↓↓↓
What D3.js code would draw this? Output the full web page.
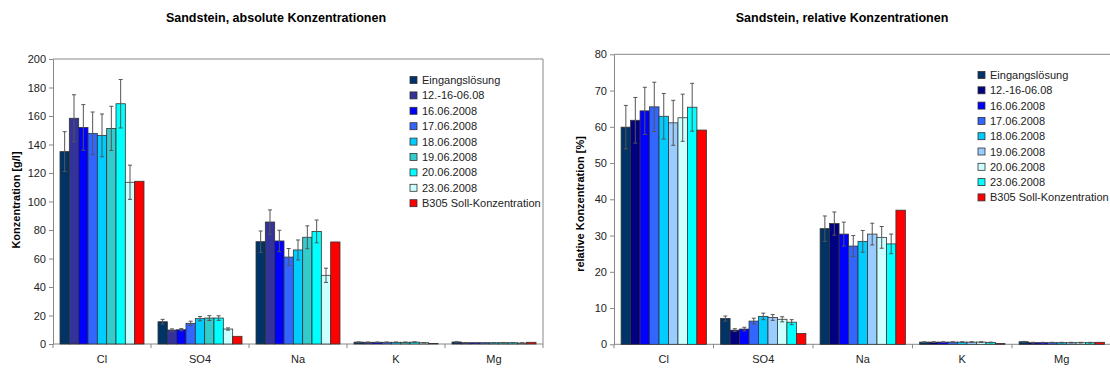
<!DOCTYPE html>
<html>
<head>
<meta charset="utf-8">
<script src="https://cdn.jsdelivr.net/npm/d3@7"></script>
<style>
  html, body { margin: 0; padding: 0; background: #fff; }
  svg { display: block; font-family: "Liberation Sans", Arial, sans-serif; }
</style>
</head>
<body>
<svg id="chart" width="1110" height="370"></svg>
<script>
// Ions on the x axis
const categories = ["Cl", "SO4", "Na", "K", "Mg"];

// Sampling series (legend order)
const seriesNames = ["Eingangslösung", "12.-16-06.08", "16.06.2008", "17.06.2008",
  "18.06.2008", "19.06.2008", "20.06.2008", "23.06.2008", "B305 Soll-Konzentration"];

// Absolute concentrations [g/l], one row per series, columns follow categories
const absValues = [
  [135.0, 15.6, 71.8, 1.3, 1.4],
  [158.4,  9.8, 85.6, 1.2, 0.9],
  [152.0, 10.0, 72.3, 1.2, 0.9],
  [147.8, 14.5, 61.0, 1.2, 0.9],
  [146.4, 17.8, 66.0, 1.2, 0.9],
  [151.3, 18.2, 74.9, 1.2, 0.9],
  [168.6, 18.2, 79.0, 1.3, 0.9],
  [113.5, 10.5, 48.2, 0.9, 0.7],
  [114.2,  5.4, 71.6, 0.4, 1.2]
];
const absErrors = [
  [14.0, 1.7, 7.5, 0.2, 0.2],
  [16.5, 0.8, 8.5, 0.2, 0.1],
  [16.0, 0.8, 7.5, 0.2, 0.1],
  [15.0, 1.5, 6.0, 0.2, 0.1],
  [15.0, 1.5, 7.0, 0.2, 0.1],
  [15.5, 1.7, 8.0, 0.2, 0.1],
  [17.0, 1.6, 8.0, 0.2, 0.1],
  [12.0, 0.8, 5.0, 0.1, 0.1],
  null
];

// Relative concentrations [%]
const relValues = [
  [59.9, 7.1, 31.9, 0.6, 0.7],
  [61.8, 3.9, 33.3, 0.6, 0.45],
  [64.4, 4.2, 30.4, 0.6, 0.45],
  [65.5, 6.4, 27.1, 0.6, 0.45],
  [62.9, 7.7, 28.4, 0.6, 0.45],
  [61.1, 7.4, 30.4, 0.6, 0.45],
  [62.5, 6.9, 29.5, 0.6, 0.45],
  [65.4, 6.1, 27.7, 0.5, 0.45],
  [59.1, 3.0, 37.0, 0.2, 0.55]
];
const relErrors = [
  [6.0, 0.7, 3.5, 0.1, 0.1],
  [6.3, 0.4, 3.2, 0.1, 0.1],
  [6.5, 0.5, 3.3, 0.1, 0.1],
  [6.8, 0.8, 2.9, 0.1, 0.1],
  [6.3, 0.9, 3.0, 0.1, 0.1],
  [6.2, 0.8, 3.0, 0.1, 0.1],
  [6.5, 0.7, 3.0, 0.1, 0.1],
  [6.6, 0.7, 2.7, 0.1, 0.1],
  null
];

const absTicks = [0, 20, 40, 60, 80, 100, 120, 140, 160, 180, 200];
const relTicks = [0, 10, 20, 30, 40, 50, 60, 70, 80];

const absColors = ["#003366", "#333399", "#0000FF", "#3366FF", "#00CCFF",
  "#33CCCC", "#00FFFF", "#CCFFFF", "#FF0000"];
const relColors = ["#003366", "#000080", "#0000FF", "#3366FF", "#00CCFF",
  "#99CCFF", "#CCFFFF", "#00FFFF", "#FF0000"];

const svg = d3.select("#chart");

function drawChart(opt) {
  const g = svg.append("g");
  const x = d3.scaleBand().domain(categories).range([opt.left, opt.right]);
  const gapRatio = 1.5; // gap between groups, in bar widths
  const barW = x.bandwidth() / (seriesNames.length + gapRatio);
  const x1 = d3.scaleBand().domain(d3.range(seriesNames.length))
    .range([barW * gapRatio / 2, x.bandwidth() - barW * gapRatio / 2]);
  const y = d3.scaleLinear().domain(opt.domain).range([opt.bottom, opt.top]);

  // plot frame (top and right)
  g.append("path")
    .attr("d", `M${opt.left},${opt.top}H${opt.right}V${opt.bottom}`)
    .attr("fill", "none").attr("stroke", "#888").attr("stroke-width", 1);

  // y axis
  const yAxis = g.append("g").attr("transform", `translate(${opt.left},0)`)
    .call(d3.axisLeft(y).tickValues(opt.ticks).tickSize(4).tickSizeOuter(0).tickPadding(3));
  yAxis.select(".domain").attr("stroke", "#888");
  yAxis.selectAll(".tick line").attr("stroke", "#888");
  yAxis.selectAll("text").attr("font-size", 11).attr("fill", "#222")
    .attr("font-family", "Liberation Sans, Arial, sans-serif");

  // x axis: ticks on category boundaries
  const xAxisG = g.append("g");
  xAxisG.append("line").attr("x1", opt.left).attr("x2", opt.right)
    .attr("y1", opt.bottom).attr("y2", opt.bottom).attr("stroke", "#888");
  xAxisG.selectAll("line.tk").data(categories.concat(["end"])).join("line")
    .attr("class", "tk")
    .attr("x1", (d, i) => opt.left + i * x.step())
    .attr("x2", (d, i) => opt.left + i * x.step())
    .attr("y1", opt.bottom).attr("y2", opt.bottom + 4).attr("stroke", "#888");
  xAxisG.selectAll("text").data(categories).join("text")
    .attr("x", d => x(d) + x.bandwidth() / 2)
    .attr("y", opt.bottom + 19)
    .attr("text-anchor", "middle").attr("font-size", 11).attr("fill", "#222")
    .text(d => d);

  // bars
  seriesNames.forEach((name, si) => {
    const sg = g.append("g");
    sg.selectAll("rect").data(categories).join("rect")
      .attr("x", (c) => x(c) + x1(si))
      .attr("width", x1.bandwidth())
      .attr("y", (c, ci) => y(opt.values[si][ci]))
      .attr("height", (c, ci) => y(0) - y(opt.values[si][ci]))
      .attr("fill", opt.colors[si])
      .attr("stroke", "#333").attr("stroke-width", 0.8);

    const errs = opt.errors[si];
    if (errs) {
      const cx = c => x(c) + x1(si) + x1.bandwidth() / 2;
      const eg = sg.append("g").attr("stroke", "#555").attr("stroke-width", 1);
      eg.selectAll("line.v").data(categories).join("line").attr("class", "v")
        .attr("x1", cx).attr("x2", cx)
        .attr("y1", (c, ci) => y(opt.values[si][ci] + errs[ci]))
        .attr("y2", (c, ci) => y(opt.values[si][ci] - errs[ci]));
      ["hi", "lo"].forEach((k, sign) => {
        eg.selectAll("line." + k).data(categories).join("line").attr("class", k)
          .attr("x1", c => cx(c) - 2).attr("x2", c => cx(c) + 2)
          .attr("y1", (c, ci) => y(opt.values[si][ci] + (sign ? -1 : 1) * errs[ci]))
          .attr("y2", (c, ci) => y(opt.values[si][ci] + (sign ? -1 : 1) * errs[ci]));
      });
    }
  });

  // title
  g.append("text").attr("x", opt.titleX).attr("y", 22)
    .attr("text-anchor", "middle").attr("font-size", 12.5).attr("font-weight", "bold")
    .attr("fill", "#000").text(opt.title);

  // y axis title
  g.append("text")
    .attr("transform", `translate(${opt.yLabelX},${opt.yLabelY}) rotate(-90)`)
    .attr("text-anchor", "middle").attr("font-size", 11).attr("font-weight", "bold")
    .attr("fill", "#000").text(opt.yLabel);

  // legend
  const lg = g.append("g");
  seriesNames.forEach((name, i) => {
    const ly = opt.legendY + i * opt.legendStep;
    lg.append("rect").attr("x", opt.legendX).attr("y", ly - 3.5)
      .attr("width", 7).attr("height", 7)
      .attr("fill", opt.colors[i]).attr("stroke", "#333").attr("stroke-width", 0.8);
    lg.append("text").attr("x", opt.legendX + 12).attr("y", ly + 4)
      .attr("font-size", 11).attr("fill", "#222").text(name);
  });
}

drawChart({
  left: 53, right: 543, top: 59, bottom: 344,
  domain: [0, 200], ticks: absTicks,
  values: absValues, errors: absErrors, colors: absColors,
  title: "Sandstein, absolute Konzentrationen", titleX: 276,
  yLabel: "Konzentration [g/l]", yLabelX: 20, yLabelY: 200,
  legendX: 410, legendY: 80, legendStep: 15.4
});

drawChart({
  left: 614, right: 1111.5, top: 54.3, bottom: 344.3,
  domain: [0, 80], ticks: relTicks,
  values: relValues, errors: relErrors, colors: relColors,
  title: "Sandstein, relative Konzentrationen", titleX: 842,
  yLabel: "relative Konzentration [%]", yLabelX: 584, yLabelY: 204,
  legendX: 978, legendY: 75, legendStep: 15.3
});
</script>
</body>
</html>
↑↑↑
#### Task prompt
Return only the lines from the start of the data through the line that contains "60, 70, 80];", please, copying them exactly and omitting all pictures.

#### The completed task
What D3.js code would draw this? Output the full web page.
<!DOCTYPE html>
<html>
<head>
<meta charset="utf-8">
<script src="https://cdn.jsdelivr.net/npm/d3@7"></script>
<style>
  html, body { margin: 0; padding: 0; background: #fff; }
  svg { display: block; font-family: "Liberation Sans", Arial, sans-serif; }
</style>
</head>
<body>
<svg id="chart" width="1110" height="370"></svg>
<script>
// Ions on the x axis
const categories = ["Cl", "SO4", "Na", "K", "Mg"];

// Sampling series (legend order)
const seriesNames = ["Eingangslösung", "12.-16-06.08", "16.06.2008", "17.06.2008",
  "18.06.2008", "19.06.2008", "20.06.2008", "23.06.2008", "B305 Soll-Konzentration"];

// Absolute concentrations [g/l], one row per series, columns follow categories
const absValues = [
  [135.0, 15.6, 71.8, 1.3, 1.4],
  [158.4,  9.8, 85.6, 1.2, 0.9],
  [152.0, 10.0, 72.3, 1.2, 0.9],
  [147.8, 14.5, 61.0, 1.2, 0.9],
  [146.4, 17.8, 66.0, 1.2, 0.9],
  [151.3, 18.2, 74.9, 1.2, 0.9],
  [168.6, 18.2, 79.0, 1.3, 0.9],
  [113.5, 10.5, 48.2, 0.9, 0.7],
  [114.2,  5.4, 71.6, 0.4, 1.2]
];
const absErrors = [
  [14.0, 1.7, 7.5, 0.2, 0.2],
  [16.5, 0.8, 8.5, 0.2, 0.1],
  [16.0, 0.8, 7.5, 0.2, 0.1],
  [15.0, 1.5, 6.0, 0.2, 0.1],
  [15.0, 1.5, 7.0, 0.2, 0.1],
  [15.5, 1.7, 8.0, 0.2, 0.1],
  [17.0, 1.6, 8.0, 0.2, 0.1],
  [12.0, 0.8, 5.0, 0.1, 0.1],
  null
];

// Relative concentrations [%]
const relValues = [
  [59.9, 7.1, 31.9, 0.6, 0.7],
  [61.8, 3.9, 33.3, 0.6, 0.45],
  [64.4, 4.2, 30.4, 0.6, 0.45],
  [65.5, 6.4, 27.1, 0.6, 0.45],
  [62.9, 7.7, 28.4, 0.6, 0.45],
  [61.1, 7.4, 30.4, 0.6, 0.45],
  [62.5, 6.9, 29.5, 0.6, 0.45],
  [65.4, 6.1, 27.7, 0.5, 0.45],
  [59.1, 3.0, 37.0, 0.2, 0.55]
];
const relErrors = [
  [6.0, 0.7, 3.5, 0.1, 0.1],
  [6.3, 0.4, 3.2, 0.1, 0.1],
  [6.5, 0.5, 3.3, 0.1, 0.1],
  [6.8, 0.8, 2.9, 0.1, 0.1],
  [6.3, 0.9, 3.0, 0.1, 0.1],
  [6.2, 0.8, 3.0, 0.1, 0.1],
  [6.5, 0.7, 3.0, 0.1, 0.1],
  [6.6, 0.7, 2.7, 0.1, 0.1],
  null
];

const absTicks = [0, 20, 40, 60, 80, 100, 120, 140, 160, 180, 200];
const relTicks = [0, 10, 20, 30, 40, 50, 60, 70, 80];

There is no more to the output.